The Rev. Dr. Mel White recently stated that “you can’t love the sinner and hate the sin.” Yet many claim today to do just that. This oft-quoted statement does not in fact originate from the Bible as some may believe, but instead it apparently comes from a letter that St. Augustine wrote to some contentious nuns. Augustine’s phrase, “cum dilectione hominum et odio vitiorum,” “with love of persons and hatred of sins,” is used parenthetically,and does not even mention “sinners.”
As homophobia becomes less and less acceptable to more people in America, many “religious” persons have begun to use the phrase “love the sinner, but hate the sin” to justify their use of defaming thoughts, words, and deeds toward those in the GLBT community. But what does it mean to “hate the sin”? More importantly, can anyone really hate the sin while not hating the person as well?
The relation of sin to person is difficult to grasp. We are God’s creation. Yet, we are flawed by our own wrongdoings and disobedience toward God and our neighbors — doing wrong through the free will that God gives us. Our failure to love God with the whole of our hearts, minds, spirit and strength, and to love our neighbors as ourselves, lies at the heart of the sin that separates us from God and one another. We all sin, but is any sin separable from the sinner, or vice-versa (no pun intended!)?
Part of Paul’s discussion of sin in Romans may help us with this question: “Now if I do what I do not want, it is no longer I that do it, but the sin that dwells within me” (Romans 7:20, NRSV version). The image of sin as actually “setting up house” within us (as the Greek implies) suggests that we host sin, yet are not necessarily sinful. However, this description of sin also suggests that sin needs a sinner in order to survive, like a parasite needs its host. By Paul’s definition of sin here, it seems that sin is something apart from the sinner, yet not completely separable.

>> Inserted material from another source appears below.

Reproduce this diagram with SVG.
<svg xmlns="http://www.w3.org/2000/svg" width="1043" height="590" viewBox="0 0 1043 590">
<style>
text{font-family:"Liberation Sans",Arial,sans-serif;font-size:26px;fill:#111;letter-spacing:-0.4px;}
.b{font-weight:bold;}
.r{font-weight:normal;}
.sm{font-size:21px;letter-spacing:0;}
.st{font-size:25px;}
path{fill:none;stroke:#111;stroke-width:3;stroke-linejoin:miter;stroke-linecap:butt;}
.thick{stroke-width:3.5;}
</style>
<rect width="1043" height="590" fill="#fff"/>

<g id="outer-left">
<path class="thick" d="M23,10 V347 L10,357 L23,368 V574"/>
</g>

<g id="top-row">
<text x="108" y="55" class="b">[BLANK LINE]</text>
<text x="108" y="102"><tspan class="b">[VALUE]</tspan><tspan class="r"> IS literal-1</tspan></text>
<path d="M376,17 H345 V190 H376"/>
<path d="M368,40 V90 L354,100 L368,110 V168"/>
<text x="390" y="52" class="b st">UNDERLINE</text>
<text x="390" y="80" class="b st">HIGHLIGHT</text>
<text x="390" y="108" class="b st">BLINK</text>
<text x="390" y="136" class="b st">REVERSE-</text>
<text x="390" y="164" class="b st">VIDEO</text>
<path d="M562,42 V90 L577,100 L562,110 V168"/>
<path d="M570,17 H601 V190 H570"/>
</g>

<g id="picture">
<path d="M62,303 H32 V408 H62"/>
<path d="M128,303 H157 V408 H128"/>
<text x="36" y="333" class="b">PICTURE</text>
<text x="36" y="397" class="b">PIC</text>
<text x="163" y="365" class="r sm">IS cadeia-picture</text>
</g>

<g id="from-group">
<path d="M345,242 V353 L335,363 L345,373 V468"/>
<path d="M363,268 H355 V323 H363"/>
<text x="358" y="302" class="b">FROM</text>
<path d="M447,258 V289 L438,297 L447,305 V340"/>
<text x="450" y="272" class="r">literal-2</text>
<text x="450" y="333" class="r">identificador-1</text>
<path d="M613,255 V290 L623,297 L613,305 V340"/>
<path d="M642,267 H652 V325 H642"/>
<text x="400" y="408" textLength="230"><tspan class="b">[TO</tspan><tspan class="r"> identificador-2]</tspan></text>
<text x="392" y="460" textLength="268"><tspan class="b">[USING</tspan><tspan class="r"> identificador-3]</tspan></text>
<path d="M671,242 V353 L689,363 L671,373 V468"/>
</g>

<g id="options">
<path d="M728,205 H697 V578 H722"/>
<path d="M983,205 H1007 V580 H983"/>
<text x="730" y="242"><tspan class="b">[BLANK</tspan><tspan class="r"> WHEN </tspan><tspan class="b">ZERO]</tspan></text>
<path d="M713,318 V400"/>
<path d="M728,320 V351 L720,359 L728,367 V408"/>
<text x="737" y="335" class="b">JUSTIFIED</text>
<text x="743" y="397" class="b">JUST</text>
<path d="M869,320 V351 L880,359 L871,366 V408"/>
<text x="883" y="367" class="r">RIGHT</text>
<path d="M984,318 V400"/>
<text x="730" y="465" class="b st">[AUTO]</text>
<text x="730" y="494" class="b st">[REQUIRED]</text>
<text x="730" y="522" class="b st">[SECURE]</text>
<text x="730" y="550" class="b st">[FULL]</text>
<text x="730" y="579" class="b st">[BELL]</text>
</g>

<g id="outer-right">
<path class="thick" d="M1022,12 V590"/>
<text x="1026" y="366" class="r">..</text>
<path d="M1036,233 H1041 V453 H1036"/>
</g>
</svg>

Can we then “hate the sin” without hating ourselves or others?
Even if sin is not separable from sinner, we are still inseparable from God. In his typical hyperbole, Martin Luther remembered Paul’s reassuring words of Romans 8: “No sin can separate us from God, even if we were to kill or commit adultery thousands of times each day.” Yet one sin has indeed sought to separate many from God: the sin of casting judgment.

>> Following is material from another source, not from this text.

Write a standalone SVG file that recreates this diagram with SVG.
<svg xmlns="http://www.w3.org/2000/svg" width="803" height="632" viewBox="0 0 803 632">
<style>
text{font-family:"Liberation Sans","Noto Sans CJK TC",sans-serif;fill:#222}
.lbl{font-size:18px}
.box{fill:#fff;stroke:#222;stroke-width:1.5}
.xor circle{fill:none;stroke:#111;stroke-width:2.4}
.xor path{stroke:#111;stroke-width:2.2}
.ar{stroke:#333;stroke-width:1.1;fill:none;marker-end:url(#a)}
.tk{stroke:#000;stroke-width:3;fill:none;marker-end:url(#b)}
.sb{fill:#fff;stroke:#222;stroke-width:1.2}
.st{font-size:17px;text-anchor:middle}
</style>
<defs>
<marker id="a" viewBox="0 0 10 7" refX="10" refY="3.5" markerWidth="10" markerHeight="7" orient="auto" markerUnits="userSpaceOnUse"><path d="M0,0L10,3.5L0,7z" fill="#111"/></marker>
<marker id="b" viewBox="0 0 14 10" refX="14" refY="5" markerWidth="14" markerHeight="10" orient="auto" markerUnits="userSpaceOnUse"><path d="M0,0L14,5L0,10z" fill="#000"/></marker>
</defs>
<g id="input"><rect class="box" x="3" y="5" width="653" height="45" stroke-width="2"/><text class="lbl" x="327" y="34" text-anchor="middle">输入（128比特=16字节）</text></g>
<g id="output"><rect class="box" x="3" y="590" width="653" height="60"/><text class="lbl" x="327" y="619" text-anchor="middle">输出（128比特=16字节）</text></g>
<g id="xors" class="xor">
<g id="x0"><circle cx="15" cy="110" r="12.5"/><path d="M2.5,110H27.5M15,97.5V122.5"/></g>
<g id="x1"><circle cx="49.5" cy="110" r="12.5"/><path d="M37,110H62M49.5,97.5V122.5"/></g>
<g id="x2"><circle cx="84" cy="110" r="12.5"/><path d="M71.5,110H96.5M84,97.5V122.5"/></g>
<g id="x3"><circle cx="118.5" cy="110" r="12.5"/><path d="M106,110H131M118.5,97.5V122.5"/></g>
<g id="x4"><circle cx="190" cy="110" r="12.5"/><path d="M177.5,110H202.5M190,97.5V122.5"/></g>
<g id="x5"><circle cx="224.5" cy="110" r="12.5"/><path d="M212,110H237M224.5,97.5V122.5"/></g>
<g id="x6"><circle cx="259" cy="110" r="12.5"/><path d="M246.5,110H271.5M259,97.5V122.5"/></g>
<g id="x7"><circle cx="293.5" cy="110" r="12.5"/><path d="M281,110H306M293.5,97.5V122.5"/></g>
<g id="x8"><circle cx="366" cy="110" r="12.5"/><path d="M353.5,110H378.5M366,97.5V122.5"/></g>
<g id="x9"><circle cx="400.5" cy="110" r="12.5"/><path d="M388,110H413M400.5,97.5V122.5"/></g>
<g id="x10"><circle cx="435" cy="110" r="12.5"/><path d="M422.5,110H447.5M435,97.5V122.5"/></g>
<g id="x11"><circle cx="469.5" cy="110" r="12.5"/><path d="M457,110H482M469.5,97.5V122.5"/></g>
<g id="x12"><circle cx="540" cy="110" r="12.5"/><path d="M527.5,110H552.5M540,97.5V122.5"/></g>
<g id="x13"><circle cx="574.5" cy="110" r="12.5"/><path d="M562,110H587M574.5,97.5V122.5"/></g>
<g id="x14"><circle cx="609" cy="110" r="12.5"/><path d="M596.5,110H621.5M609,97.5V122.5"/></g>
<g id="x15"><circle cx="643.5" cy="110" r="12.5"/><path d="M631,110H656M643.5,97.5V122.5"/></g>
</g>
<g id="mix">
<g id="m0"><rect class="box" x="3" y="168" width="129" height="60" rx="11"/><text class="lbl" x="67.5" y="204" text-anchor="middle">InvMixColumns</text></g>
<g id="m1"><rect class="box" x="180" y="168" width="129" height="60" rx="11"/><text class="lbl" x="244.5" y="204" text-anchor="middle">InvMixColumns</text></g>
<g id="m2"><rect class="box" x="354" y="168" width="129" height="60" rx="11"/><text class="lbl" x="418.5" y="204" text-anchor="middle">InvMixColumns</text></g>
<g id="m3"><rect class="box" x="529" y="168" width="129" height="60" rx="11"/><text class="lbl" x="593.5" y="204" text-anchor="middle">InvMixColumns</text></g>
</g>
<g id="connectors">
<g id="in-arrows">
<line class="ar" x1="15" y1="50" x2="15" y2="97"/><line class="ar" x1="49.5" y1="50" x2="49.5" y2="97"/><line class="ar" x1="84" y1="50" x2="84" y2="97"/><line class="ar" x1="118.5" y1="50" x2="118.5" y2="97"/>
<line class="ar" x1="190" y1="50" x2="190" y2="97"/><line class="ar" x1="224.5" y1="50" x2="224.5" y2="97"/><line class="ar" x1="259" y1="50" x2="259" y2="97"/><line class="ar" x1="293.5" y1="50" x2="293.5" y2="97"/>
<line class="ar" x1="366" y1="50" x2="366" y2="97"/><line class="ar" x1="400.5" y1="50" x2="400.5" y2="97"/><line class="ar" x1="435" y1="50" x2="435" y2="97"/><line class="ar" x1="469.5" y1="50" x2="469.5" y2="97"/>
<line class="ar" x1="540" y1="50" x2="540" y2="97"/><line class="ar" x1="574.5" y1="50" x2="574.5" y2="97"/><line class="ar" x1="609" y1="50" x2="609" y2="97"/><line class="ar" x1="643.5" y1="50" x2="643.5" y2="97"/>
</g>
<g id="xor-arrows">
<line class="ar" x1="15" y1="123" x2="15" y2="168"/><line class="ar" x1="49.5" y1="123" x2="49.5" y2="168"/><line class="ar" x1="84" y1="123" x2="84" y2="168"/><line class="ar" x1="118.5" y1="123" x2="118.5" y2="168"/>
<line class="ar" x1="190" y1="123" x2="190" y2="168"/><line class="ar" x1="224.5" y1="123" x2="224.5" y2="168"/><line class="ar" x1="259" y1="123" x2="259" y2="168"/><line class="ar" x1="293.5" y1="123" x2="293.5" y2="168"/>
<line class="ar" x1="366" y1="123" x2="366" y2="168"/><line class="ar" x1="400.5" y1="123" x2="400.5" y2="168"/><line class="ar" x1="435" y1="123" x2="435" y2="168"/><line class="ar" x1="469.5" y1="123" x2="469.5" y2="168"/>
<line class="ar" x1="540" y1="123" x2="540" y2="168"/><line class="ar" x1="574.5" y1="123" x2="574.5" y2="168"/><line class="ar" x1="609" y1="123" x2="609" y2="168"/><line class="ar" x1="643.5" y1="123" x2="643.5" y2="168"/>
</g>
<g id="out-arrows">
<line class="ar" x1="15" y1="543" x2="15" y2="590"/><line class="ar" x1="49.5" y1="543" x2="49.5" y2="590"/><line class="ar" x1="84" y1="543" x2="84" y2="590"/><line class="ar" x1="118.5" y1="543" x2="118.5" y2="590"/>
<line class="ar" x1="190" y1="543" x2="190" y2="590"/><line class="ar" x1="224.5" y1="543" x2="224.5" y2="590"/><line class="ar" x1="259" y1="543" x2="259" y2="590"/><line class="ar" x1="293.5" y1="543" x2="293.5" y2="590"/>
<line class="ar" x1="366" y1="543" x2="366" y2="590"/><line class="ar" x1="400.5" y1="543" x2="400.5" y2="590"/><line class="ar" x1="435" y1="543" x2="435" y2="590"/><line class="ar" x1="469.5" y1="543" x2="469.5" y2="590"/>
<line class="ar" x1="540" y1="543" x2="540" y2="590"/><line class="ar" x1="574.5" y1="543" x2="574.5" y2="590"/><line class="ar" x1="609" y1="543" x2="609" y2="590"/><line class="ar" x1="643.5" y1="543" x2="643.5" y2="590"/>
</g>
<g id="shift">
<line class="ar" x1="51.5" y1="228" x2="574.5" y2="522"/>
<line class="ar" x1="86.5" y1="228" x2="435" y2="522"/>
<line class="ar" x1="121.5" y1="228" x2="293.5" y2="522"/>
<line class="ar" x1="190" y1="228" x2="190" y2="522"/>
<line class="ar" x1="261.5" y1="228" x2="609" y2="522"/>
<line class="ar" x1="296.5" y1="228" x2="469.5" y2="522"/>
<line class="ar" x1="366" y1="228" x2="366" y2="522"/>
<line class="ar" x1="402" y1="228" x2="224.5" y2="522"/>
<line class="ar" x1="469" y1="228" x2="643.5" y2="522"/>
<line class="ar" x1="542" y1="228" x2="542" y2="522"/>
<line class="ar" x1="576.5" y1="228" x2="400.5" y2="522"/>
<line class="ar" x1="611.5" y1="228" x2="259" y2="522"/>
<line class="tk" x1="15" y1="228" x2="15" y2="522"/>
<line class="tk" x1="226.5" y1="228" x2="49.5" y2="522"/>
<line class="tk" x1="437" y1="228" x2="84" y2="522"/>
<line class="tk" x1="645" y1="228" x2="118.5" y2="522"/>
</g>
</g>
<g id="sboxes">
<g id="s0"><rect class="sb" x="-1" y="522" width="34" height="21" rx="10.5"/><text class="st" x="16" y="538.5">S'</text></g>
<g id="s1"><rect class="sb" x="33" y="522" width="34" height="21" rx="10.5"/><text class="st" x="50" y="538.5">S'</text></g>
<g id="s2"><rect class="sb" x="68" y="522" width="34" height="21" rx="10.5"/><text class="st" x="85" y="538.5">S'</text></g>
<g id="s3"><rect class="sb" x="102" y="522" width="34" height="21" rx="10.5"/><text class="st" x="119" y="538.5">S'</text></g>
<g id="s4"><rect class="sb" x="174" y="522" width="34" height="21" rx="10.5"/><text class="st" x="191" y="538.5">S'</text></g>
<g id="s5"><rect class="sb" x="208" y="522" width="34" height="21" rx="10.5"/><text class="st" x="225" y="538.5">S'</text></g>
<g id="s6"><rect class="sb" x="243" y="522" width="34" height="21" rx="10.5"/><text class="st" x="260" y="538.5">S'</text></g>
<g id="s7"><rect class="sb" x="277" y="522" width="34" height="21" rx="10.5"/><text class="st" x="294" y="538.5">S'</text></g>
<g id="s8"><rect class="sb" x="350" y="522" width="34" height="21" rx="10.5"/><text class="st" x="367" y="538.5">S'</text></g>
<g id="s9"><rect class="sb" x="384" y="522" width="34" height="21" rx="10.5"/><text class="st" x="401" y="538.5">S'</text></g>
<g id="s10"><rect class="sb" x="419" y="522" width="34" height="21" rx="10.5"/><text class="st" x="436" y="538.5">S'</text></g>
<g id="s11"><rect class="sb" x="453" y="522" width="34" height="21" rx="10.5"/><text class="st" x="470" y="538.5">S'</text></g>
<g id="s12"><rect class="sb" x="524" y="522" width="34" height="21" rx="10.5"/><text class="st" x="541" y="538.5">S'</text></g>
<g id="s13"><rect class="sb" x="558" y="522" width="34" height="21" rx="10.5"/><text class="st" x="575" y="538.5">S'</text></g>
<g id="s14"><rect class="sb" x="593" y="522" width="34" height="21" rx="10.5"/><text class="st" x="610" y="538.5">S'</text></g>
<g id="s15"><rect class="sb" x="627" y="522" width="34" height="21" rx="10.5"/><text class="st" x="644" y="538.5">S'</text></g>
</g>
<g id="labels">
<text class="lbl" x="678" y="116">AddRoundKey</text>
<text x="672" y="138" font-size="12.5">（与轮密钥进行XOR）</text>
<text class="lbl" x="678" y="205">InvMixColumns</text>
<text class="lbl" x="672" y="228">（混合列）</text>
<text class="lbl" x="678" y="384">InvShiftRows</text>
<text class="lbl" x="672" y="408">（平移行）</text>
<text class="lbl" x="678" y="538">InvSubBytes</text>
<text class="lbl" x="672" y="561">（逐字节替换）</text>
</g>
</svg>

Some may feel compelled to judge the sin of “homosexuality” by citing certain Bible passages, chiefly Leviticus 18:22 and 20:13, and Romans 1: 26-28. (For a look at what the Bible says about homosexuality visit this page.) Yet hate or fear often compel strict judgment, to the extent that some would advocate following Leviticus to the letter and punishing those who engage in same-sex intercourse with death. (Those who cite Leviticus 20:13 as judgment against gays and lesbians should look closely at Leviticus 20:9.) Such punishment, though it seems incomprehensible to us in America, is indeed carried out in other nations today.
We do not, however, have to look abroad for signs of such punishment, but can see the murder that hate has produced right before our eyes. 1 John 3:15a states: “All who hate a brother or sister are murderers” (NRSV version). And for gays, lesbians, bisexual and transgender persons, we have seen again and again the murder that comes from being hated as persons: from the emotional murder of failed ex-gay “therapies” and the “closet,” to the spiritual murder of being forced to leave a church that preaches love but practices hate, to the physical murder on a fencepost in Laramie, Wyoming, and sadly, the self-imposed murder of thousands who believe that neither God nor anyone else loves them.

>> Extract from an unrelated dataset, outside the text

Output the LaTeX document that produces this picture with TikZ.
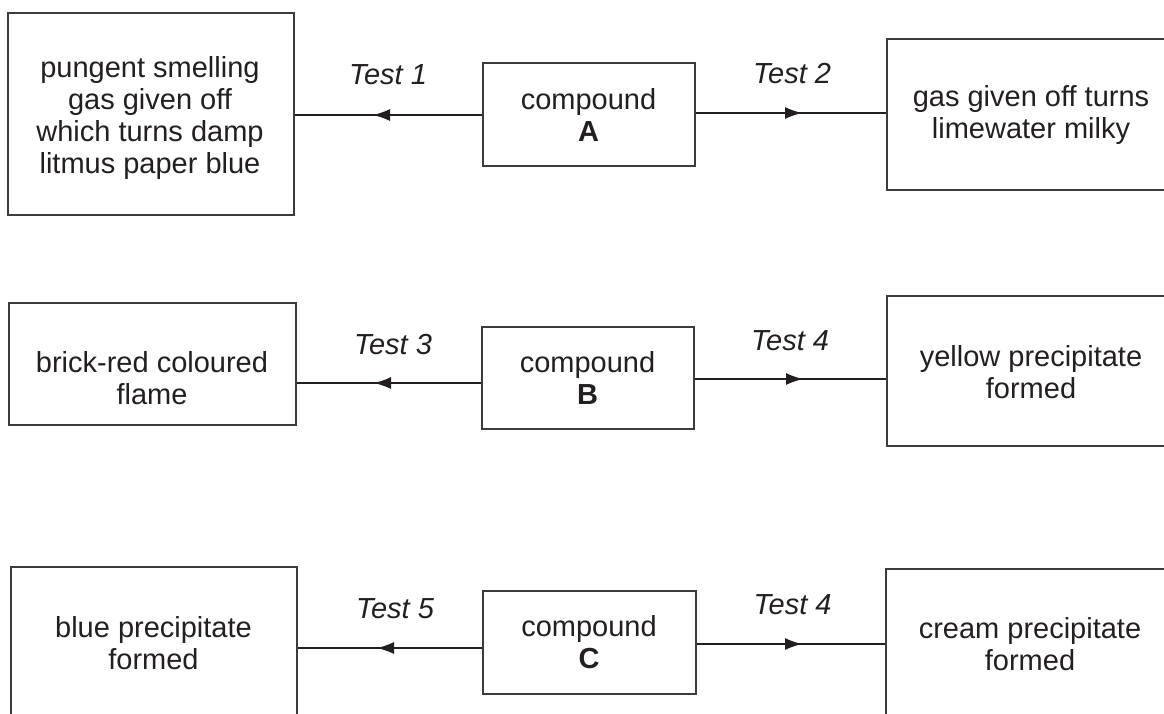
\documentclass[tikz,border=0pt]{standalone}
\usepackage{fontspec}
\setmainfont{Liberation Sans}
\usetikzlibrary{arrows.meta}
\definecolor{ink}{HTML}{231F20}
\definecolor{frame}{HTML}{3C3C3C}
\tikzset{
  box/.style={draw=frame, line width=1.8pt, rectangle, inner sep=0pt},
  txt/.style={align=center, text=ink, font=\fontsize{29}{32}\selectfont, inner sep=0pt},
  testlbl/.style={text=ink, font=\fontsize{29}{32}\selectfont\itshape, inner sep=0pt},
  conn/.style={draw=ink, line width=1.3pt},
  arr/.style={conn, -{Latex[length=17pt,width=12pt]}}
}
\begin{document}
\begin{tikzpicture}[x=1pt, y=-1pt]
\useasboundingbox (0,0) rectangle (1164,713);
\clip (0,0) rectangle (1164,713);
\fill[white] (0,0) rectangle (1164,713);

% ---------- row A ----------
\node[box, minimum width=286pt, minimum height=202pt] (lA) at (151,114) {};
\node[box, minimum width=212pt, minimum height=103pt] (cA) at (589,114.5) {};
\node[box, minimum width=288pt, minimum height=151pt] (rA) at (1031,114.5) {};
\node[txt] (tlA) at (150,117.5) {pungent smelling\\gas given off\\which turns damp\\litmus paper blue};
\node[txt] (tcA) at (588.5,114.5) {compound\\\textbf{A}};
\node[txt] (trA) at (1031,114.5) {gas given off turns\\limewater milky};
\node[testlbl] (t1) at (388,75) {Test 1};
\node[testlbl] (t2) at (792,74) {Test 2};
\coordinate (aA1) at (373,115);
\coordinate (aA2) at (802,113);
\draw[arr] (cA.west |- aA1) -- (aA1);
\draw[conn] ([xshift=4pt]aA1) -- (lA.east |- aA1);
\draw[arr] (cA.east |- aA2) -- (aA2);
\draw[conn] ([xshift=-4pt]aA2) -- (rA.west |- aA2);

% ---------- row B ----------
\node[box, minimum width=287pt, minimum height=122pt] (lB) at (152.5,364) {};
\node[box, minimum width=212pt, minimum height=102pt] (cB) at (588,378) {};
\node[box, minimum width=288pt, minimum height=150pt] (rB) at (1031,371) {};
\node[txt] (tlB) at (152,378) {brick-red coloured\\flame};
\node[txt] (tcB) at (587.5,378.3) {compound\\\textbf{B}};
\node[txt] (trB) at (1031,372) {yellow precipitate\\formed};
\node[testlbl] (t3) at (393,345) {Test 3};
\node[testlbl] (t4) at (790,341) {Test 4};
\coordinate (aB1) at (374,383);
\coordinate (aB2) at (803,379);
\draw[arr] (cB.west |- aB1) -- (aB1);
\draw[conn] ([xshift=4pt]aB1) -- (lB.east |- aB1);
\draw[arr] (cB.east |- aB2) -- (aB2);
\draw[conn] ([xshift=-4pt]aB2) -- (rB.west |- aB2);

% ---------- row C ----------
\node[box, minimum width=286pt, minimum height=163pt] (lC) at (154,648.5) {};
\node[box, minimum width=213pt, minimum height=103pt] (cC) at (589.5,642.5) {};
\node[box, minimum width=289pt, minimum height=161pt] (rC) at (1030.5,649.5) {};
\node[txt] (tlC) at (153.5,643) {blue precipitate\\formed};
\node[txt] (tcC) at (589,642.5) {compound\\\textbf{C}};
\node[txt] (trC) at (1030,644.4) {cream precipitate\\formed};
\node[testlbl] (t5) at (395,609) {Test 5};
\node[testlbl] (t6) at (792.5,605) {Test 4};
\coordinate (aC1) at (377,648);
\coordinate (aC2) at (802,644);
\draw[arr] (cC.west |- aC1) -- (aC1);
\draw[conn] ([xshift=4pt]aC1) -- (lC.east |- aC1);
\draw[arr] (cC.east |- aC2) -- (aC2);
\draw[conn] ([xshift=-4pt]aC2) -- (rC.west |- aC2);
\end{tikzpicture}
\end{document}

So much blood is on the hands of those who claim to love in Christ’s name, but really hate, using the Bible and religion to shield their fear and prejudice. And not just the blood of those who are persecuted, beaten, tortured, and killed, but Christ’s blood as well.
The Body of Christ bleeds for those who have been caused to doubt God’s love for them by others who see themselves as fit judges of sin. But make no mistake: Jesus died for us, shed his blood for us, to ensure that we would know that God loves us, all of us. Jesus could love the sinner and hate the sin, but no one else is truly capable of doing so. Jesus could call us evil and still love us enough to die for us, but no one else can do that. Jesus called on us to repent from our sins and wrongdoings before a God who loves us, broken as we are, even the parts of us we’re afraid to show. Jesus proclaimed the forgiveness of sin, not the hatred of sin.
Those who claim to “love the sinner but hate the sin” need to spend more energy loving and less hating, lest the judged continue to be punished in error, and the blood of Jesus be wasted by those who pretend to judge in his name.
A member of Our Saviour’s Atonement Lutheran Church in New York City, Chris Wogaman was active with Lutherans Concerned New York and entered Yale Divinity School in September 2002 with plans to pursue ordination in the Evangelical Lutheran Church in America.